UCLA cruises by off-target Utah State

22 consecutive misses doom Aggies, put Bruins in East semifinals, 75-50

March 18, 2001|By Don Markus | Don Markus,SUN STAFF

GREENSBORO, N.C. -- In other years, UCLA might have been looking ahead to a potential matchup against Duke in next week's East Regional semifinals before the Bruins even stepped on the Greensboro Coliseum floor to play Utah State in yesterday's second-round NCAA tournament game.

Too bad for the Aggies that UCLA didn't.

Playing a suffocating defense that forced a tournament-record 22 straight misses in the first half, the fourth-seeded Bruins built an 11-point lead at halftime and cruised to an easy 75-50 victory over 12th-seeded Utah State.

UCLA (23-8) is in the Sweet 16 for the fourth time in coach Steve Lavin's five seasons.

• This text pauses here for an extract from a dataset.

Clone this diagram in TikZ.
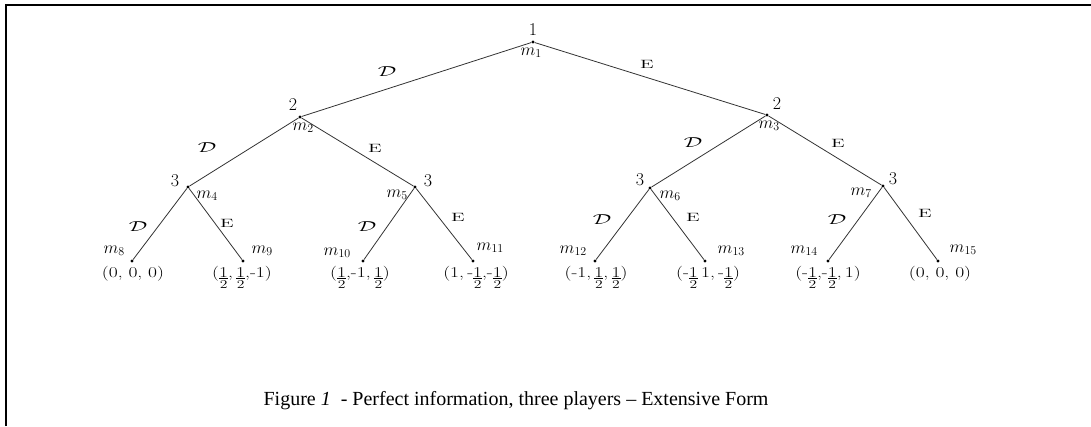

"This season has been as rewarding as any since I've been coaching because of the group of young people I had the good fortune to work with," said Lavin, whose job security was in question throughout the season. "If I'm going to struggle, this is a group I want to struggle with. Their maturity, character and togetherness makes it incredible."

Not that the Bruins didn't have one of their typical off-court distractions before the game. Starters Jason Kapono and Matt Barnes were benched for missing study hall Friday night, and sat out the first five minutes while Utah State built a 9-8 lead.

Their insertion into the lineup started a 13-0 run during a 10-minute stretch in which the Aggies failed to score. Leading 30-19 at halftime, the Bruins allowed Utah State (28-6) to climb to 34-30 early in the second before steadily building their lead.

"At the beginning of the game, I thought we could play with UCLA," said Utah State point guard Bernard Rock, who orchestrated his team's upset of fifth-seeded Ohio State on Thursday. "In the first half, we missed shots we could make."

The Aggies could compete against a UCLA lineup that included forward T. J. Cummings and guard Ryan Bailey, but not one with Kapono and Barnes.

Kapono finished with 19 points, including five of seven three-point tries. The Bruins also got 16 points, 14 rebounds and four blocked shots from 6-foot-11 center Dan Gadzuric. Shawn Daniels led Utah State with 11 points.

"It's tough to win a basketball game when you miss 22 shots in a row," said Utah State coach Stew Morrill, whose Aggies shot a dismal 17 of 60 (28%) overall. "It was one of those nights when we couldn't make any shots, and you've got to give UCLA credit. We're very proud of this season and our five seniors. We'll forget this one as fast as we can."

So will the Bruins, who have a chance to knock off the top seed in the East come Thursday night.

"Last year after we beat Maryland in the second round, we were celebrating," said point guard Earl Watson, recalling a 35-point blowout of the Terps. "This year we're a lot more focused, and that's on the fact that we have to play Duke."

Lavin hopes that the team that showed up the past three days is the same one that appears in Philadelphia, not the one that lost its regular-season finale to Washington, 96-94.

"That was a wake-up call, a slap in the face, smelling salts, whatever you want to call it," he said.

Said Watson: "Whenever we have adversity, we seem to win six or eight games in a row."

Two down and four to go, but the one that looms on the immediate horizon is certainly UCLA's biggest obstacle.

"We beat Stanford and Stanford beat Duke," said forward Billy Knight.